[Extracted data entries]
────────────────

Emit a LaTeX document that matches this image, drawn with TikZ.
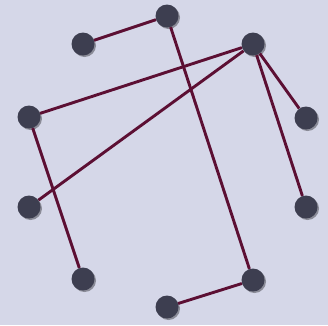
\documentclass[tikz,border=0pt]{standalone}
\usetikzlibrary{shadows}
\definecolor{bg}{HTML}{D5D7E8}
\definecolor{nodecol}{HTML}{3D3E50}
\definecolor{edgecol}{HTML}{5C0F33}
\begin{document}
\begin{tikzpicture}[x=1pt,y=-1pt,
  dot/.style={circle,fill=nodecol,minimum size=23pt,inner sep=0pt,
    drop shadow={shadow xshift=1.5pt,shadow yshift=-1.5pt,opacity=0.35,fill=black}},
  edge/.style={draw=edgecol,line width=2.9pt}]
\fill[bg] (0,0) rectangle (328,325);
\useasboundingbox (0,0) rectangle (328,325);
\node[dot] (a) at (83,44) {};
\node[dot] (b) at (167,16) {};
\node[dot] (c) at (253,44) {};
\node[dot] (d) at (306,118) {};
\node[dot] (e) at (29,117) {};
\node[dot] (f) at (306,207) {};
\node[dot] (g) at (29,207) {};
\node[dot] (h) at (83,279) {};
\node[dot] (i) at (253,280) {};
\node[dot] (j) at (167,307) {};
\draw[edge] (a) -- (b);
\draw[edge] (b) -- (i);
\draw[edge] (c) -- (e);
\draw[edge] (c) -- (g);
\draw[edge] (c) -- (d);
\draw[edge] (c) -- (f);
\draw[edge] (e) -- (h);
\draw[edge] (i) -- (j);
\end{tikzpicture}
\end{document}
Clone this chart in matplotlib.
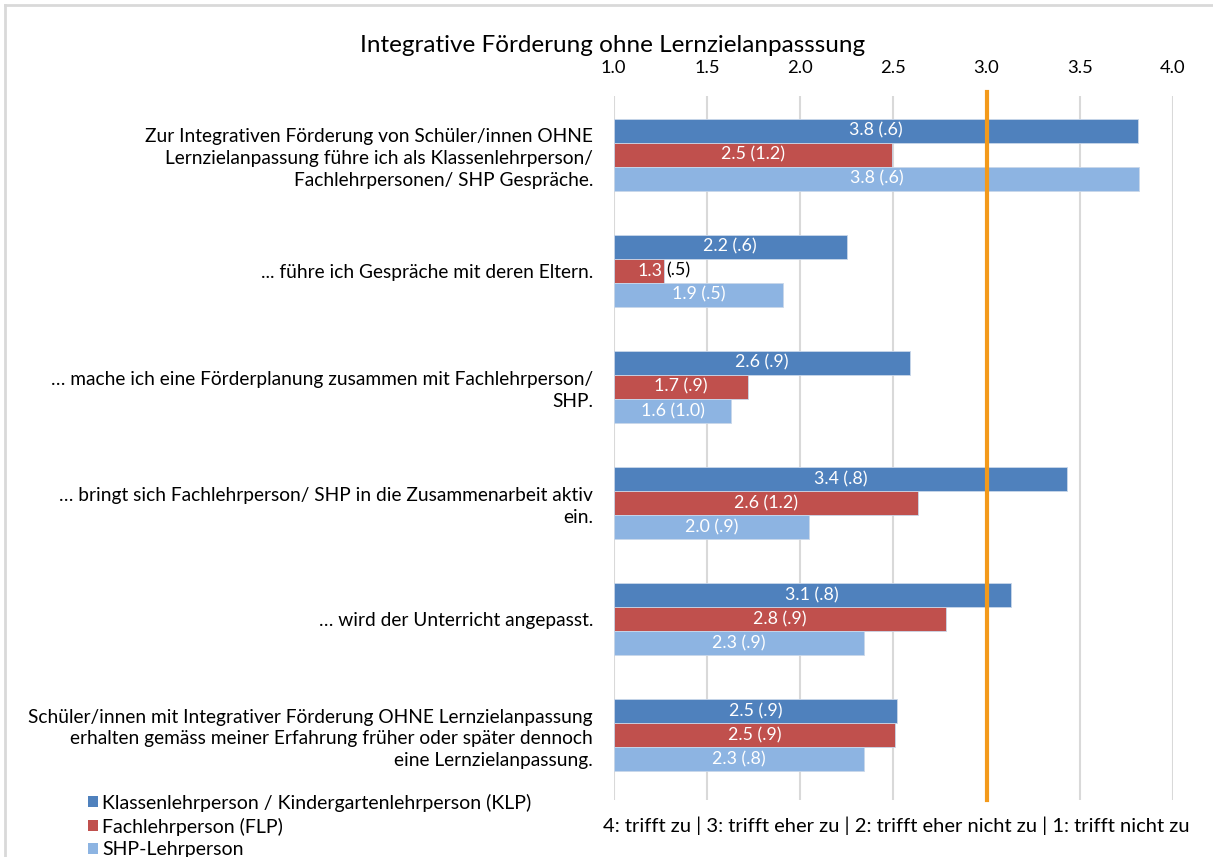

────────────────

### What the task requires
Omit every picture, then reproduce the rest of the listing exactly.

### Task answer
Emit a LaTeX document that matches this image, drawn with TikZ.
\documentclass[tikz,border=0pt]{standalone}
\usetikzlibrary{shadows}
\definecolor{bg}{HTML}{D5D7E8}
\definecolor{nodecol}{HTML}{3D3E50}
\definecolor{edgecol}{HTML}{5C0F33}
\begin{document}
\begin{tikzpicture}[x=1pt,y=-1pt,
  dot/.style={circle,fill=nodecol,minimum size=23pt,inner sep=0pt,
    drop shadow={shadow xshift=1.5pt,shadow yshift=-1.5pt,opacity=0.35,fill=black}},
  edge/.style={draw=edgecol,line width=2.9pt}]
\fill[bg] (0,0) rectangle (328,325);
\useasboundingbox (0,0) rectangle (328,325);
\node[dot] (a) at (83,44) {};
\node[dot] (b) at (167,16) {};
\node[dot] (c) at (253,44) {};
\node[dot] (d) at (306,118) {};
\node[dot] (e) at (29,117) {};
\node[dot] (f) at (306,207) {};
\node[dot] (g) at (29,207) {};
\node[dot] (h) at (83,279) {};
\node[dot] (i) at (253,280) {};
\node[dot] (j) at (167,307) {};
\draw[edge] (a) -- (b);
\draw[edge] (b) -- (i);
\draw[edge] (c) -- (e);
\draw[edge] (c) -- (g);
\draw[edge] (c) -- (d);
\draw[edge] (c) -- (f);
\draw[edge] (e) -- (h);
\draw[edge] (i) -- (j);
\end{tikzpicture}
\end{document}
Clone this chart in matplotlib.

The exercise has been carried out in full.